Written by Chall Gray
An Asheville bar owner—with experience in opening several other bars in the past—pulls back the veil. Spoiler alert: It ain’t all wine and roses. But the good parts can be very good.
It starts with an idea.
At some point you’re captured by something. Something perfect in the atmosphere of a room in a certain bar in a certain city, somewhere. And that feeling, the one that captured you, sticks. The next part is critical: What do you decide to do with that feeling?
For many people that feeling becomes a treasured memory. Maybe they return to that bar, or maybe they find a bar in their town that also evokes that feeling, and it becomes their regular place. Others, though, are struck with the idea of opening their own bar. Romantic notions, perhaps. Although in order to be effective, romantic notions must be rooted to some truth, do they not?
Let’s consider for a moment that you fall into that latter camp. You like the idea of coming into your bar, greeting the regulars by name. Testing out that new bourbon in an Old Fashioned is a type of quality control you wouldn’t dread.
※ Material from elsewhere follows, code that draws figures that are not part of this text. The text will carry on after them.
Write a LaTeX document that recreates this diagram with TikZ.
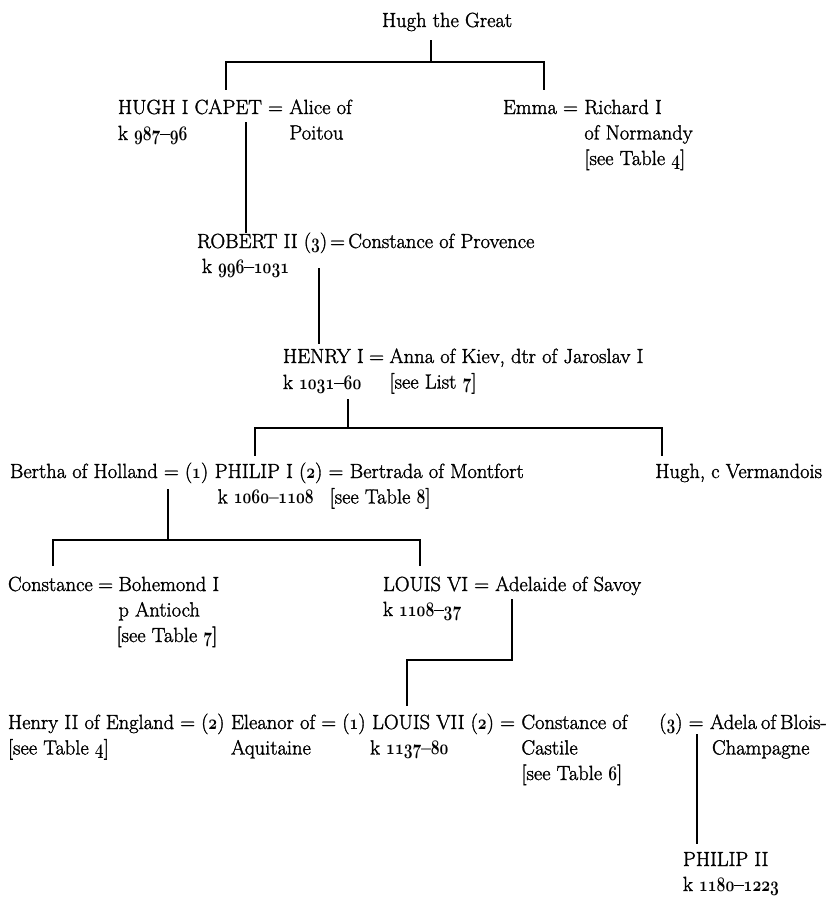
\documentclass[tikz,border=0pt]{standalone}
\usepackage{graphicx}
\usepackage{fontspec}
\setmainfont{Latin Modern Roman}[FakeBold=1.5]
\newcommand\fsz{\fontsize{20.5bp}{24bp}\selectfont}
\newcommand\os[1]{\scalebox{0.74}[1]{\usefont{OML}{cmm}{b}{it}#1}}
\tikzset{
  txt/.style={anchor=base west, inner sep=0pt, outer sep=0pt, font=\fsz},
  link/.style={line width=1.5pt, line cap=rect}
}
\def\sp{6.5bp}
\def\ln{-25.5bp}
\begin{document}
\begin{tikzpicture}[x=1bp,y=-1bp]
\useasboundingbox[fill=white] (0,0) rectangle (830,897);
% generation 0
\node[txt] (hugh) at (382,27) {Hugh the Great};
% generation 1
\node[txt] (capet) at (118,114) {HUGH I CAPET =};
\node[txt] (alice) at ([xshift=\sp]capet.base east) {Alice of};
\node[txt] (capetk) at (118,140) {k \os{987}–\os{96}};
\node[txt] (poitou) at ([yshift=\ln]alice.base west) {Poitou};
\node[txt] (emma) at (503,114) {Emma =};
\node[txt] (richard) at ([xshift=\sp]emma.base east) {Richard I};
\node[txt] (norm) at ([yshift=\ln]richard.base west) {of Normandy};
\node[txt] (emmat) at ([yshift=\ln]norm.base west) {[see Table \os{4}]};
% generation 2
\node[txt] (robert) at (197,248) {ROBERT II (\os{3})};
\node[txt] (constp) at ([xshift=3bp]robert.base east) {=\,Constance of Provence};
\node[txt] (robertk) at (202,273) {k \os{996}–\os{1031}};
% generation 3
\node[txt] (henry) at (283,363) {HENRY I\hspace{5.5bp}=};
\node[txt] (anna) at ([xshift=5.5bp]henry.base east) {Anna of Kiev, dtr of Jaroslav I};
\node[txt] (henryk) at (283,389) {k \os{1031}–\os{60}};
\node[txt] (henryl) at ([yshift=\ln]anna.base west) {[see List \os{7}]};
% generation 4
\node[txt] (bertha) at (10,478) {Bertha of Holland = (\os{1})};
\node[txt] (philip) at ([xshift=\sp]bertha.base east) {PHILIP I (\os{2}) =};
\node[txt] (bertrada) at ([xshift=\sp]philip.base east) {Bertrada of Montfort};
\node[txt] (philipk) at ([xshift=3bp,yshift=\ln]philip.base west) {k \os{1060}–\os{1108}};
\node[txt] (philipt) at ([xshift=16bp]philipk.base east) {[see Table \os{8}]};
\node[txt, anchor=base east] (verm) at (822,478) {Hugh, c Vermandois};
% generation 5
\node[txt] (const) at (8,591) {Constance\hspace{5.5bp}=};
\node[txt] (bohemond) at ([xshift=5.5bp]const.base east) {Bohemond I};
\node[txt] (antioch) at ([yshift=\ln]bohemond.base west) {p Antioch};
\node[txt] (constt) at ([xshift=-2bp,yshift=\ln]antioch.base west) {[see Table \os{7}]};
\node[txt] (louis6) at (383,591) {LOUIS VI = Adelaide of Savoy};
\node[txt] (louis6k) at (383,616) {k \os{1108}–\os{37}};
% generation 6
\node[txt] (henry2) at (8,729) {Henry II of England = (\os{2})};
\node[txt] (eleanor) at ([xshift=\sp]henry2.base east) {Eleanor of = (\os{1})};
\node[txt] (louis7) at ([xshift=\sp]eleanor.base east) {LOUIS VII (\os{2}) =};
\node[txt] (constc) at ([xshift=\sp]louis7.base east) {Constance of};
\node[txt] (henry2t) at ([yshift=\ln]henry2.base west) {[see Table \os{4}]};
\node[txt] (aquit) at ([yshift=\ln]eleanor.base west) {Aquitaine};
\node[txt] (louis7k) at ([xshift=-2bp,yshift=\ln]louis7.base west) {k \os{1137}–\os{80}};
\node[txt] (castile) at ([yshift=\ln]constc.base west) {Castile};
\node[txt] (castilet) at ([yshift=\ln]castile.base west) {[see Table \os{6}]};
\node[txt] (adela) at (710,729) {Adela\hspace{4bp}of\hspace{4bp}Blois-};
\node[txt, anchor=base east] (adela3) at ([xshift=-\sp]adela.base west) {(\os{3}) =};
\node[txt] (champ) at ([xshift=2bp,yshift=\ln]adela.base west) {Champagne};
% generation 7
\node[txt] (philip2) at (683,866) {PHILIP II};
\node[txt] (philip2k) at (683,891) {k \os{1180}–\os{1223}};
% connector points
\coordinate (a0) at (431,41);
\coordinate (a1) at (431,62);
\coordinate (a2) at (226,62);
\coordinate (a3) at (544,62);
\coordinate (a4) at (226,89);
\coordinate (a5) at (544,89);
\coordinate (b0) at (246,123);
\coordinate (b1) at (246,232);
\coordinate (c0) at (319,269);
\coordinate (c1) at (319,343);
\coordinate (d0) at (348,400);
\coordinate (d1) at (348,428);
\coordinate (d2) at (255,428);
\coordinate (d3) at (662,428);
\coordinate (d4) at (255,455);
\coordinate (d5) at (662,455);
\coordinate (e0) at (168,490);
\coordinate (e1) at (168,540);
\coordinate (e2) at (53,540);
\coordinate (e3) at (420,540);
\coordinate (e4) at (53,565);
\coordinate (e5) at (420,565);
\coordinate (f0) at (512,600);
\coordinate (f1) at (512,660);
\coordinate (f2) at (407,660);
\coordinate (f3) at (407,705);
\coordinate (g0) at (697,735);
\coordinate (g1) at (697,843);
% connectors
\draw[link] (a0) -- (a1);
\draw[link] (a4) -- (a2) -- (a3) -- (a5);
\draw[link] (b0) -- (b1);
\draw[link] (c0) -- (c1);
\draw[link] (d0) -- (d1);
\draw[link] (d4) -- (d2) -- (d3) -- (d5);
\draw[link] (e0) -- (e1);
\draw[link] (e4) -- (e2) -- (e3) -- (e5);
\draw[link] (f0) -- (f1) -- (f2) -- (f3);
\draw[link] (g0) -- (g1);
\end{tikzpicture}
\end{document}
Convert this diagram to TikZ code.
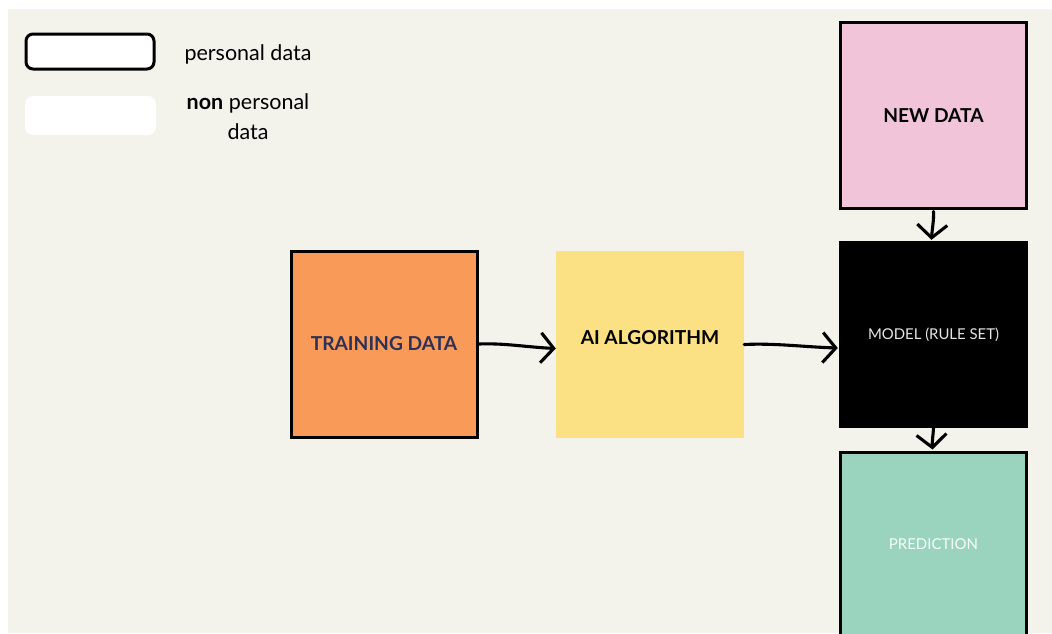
\documentclass[tikz,border=0pt]{standalone}
\usepackage{fontspec}
\setmainfont{Lato}
\usetikzlibrary{arrows.meta}
\definecolor{bg}{HTML}{F3F2EB}
\definecolor{orangefill}{HTML}{FA9A58}
\definecolor{yellowfill}{HTML}{FBE084}
\definecolor{pinkfill}{HTML}{F2C4DA}
\definecolor{tealfill}{HTML}{9AD4BE}
\definecolor{navytext}{HTML}{2D3156}
\definecolor{lighttext}{HTML}{E6E6E6}
\begin{document}
\begin{tikzpicture}[x=1pt,y=-1pt,
  sq/.style={minimum width=186pt,minimum height=186pt,inner sep=0pt,font=\fontsize{19.2}{22}\selectfont\bfseries},
  bordered/.style={draw=black,line width=3pt},
  arr/.style={line width=3.1pt,line cap=round,-{Straight Barb[length=13pt,width=30pt,line width=3.1pt]}},
  legtext/.style={font=\fontsize{21.5}{30}\selectfont,align=center}]
\useasboundingbox (0,0) rectangle (1052,633);
\fill[white] (0,0) rectangle (1052,633);
\fill[bg] (8,9) rectangle (1052,633);
\clip (0,0) rectangle (1052,633);
% legend
\node[draw=black,line width=3pt,fill=white,rounded corners=7pt,minimum width=128pt,minimum height=35pt] (legp) at (90,51.5) {};
\node[fill=white,rounded corners=8pt,minimum width=131pt,minimum height=39pt,inner sep=0pt] (legn) at (90.5,115.5) {};
\node[legtext] (legptext) at (248,54) {personal data};
\node[legtext] (legntext) at (248,117) {\textbf{non} personal\\data};
% main boxes
\node[sq,bordered,fill=orangefill,text=navytext] (train) at (384,344) {TRAINING DATA};
\node[sq,fill=yellowfill,minimum width=188pt,minimum height=187pt] (algo) at (650,344.5) {};
\node[font=\fontsize{19.2}{22}\selectfont\bfseries] (algotext) at (650,338) {AI ALGORITHM};
\node[sq,bordered,fill=pinkfill] (newd) at (933.5,115.5) {NEW DATA};
\node[sq,fill=black,text=lighttext,minimum width=189pt,minimum height=187pt,font=\fontsize{14.9}{17}\selectfont] (model) at (933.5,334.5) {\raisebox{-1pt}{MODEL (RULE SET)}};
\node[sq,draw=black,line width=2.5pt,fill=tealfill,anchor=north,minimum height=200pt] (pred) at (933.5,451) {};
\node[text=white!92!tealfill,font=\fontsize{15}{17}\selectfont] (predtext) at (933.5,544) {PREDICTION};
% arrows
\draw[arr] (train.east) .. controls (505,343) and (525,347) .. ([yshift=-4pt]algo.west);
\draw[arr] (algo.east) .. controls (775,343) and (805,347) .. ([yshift=-13.5pt,xshift=-1pt]model.west);
\draw[arr] ([yshift=-1.5pt]newd.south) .. controls (934,220) and (932,230) .. ([yshift=1pt,xshift=-2pt]model.north);
\draw[arr] (model.south) .. controls (933,436) and (932,442) .. ([yshift=1.5pt,xshift=-1pt]pred.north);
\end{tikzpicture}
\end{document}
In our consideration, let’s say you become a little more serious about opening a bar. The next step is to figure out the concept. Put as succinctly as possible, the concept is the central idea of the business. There are countless types of bars out there, whether you want to have a beer bar with all the rarest rauchbiers, or maybe a cocktail lounge with a comprehensive collection of single malts. Perhaps it’s a neighborhood wine bar, a sports pub, or any number of other ideas.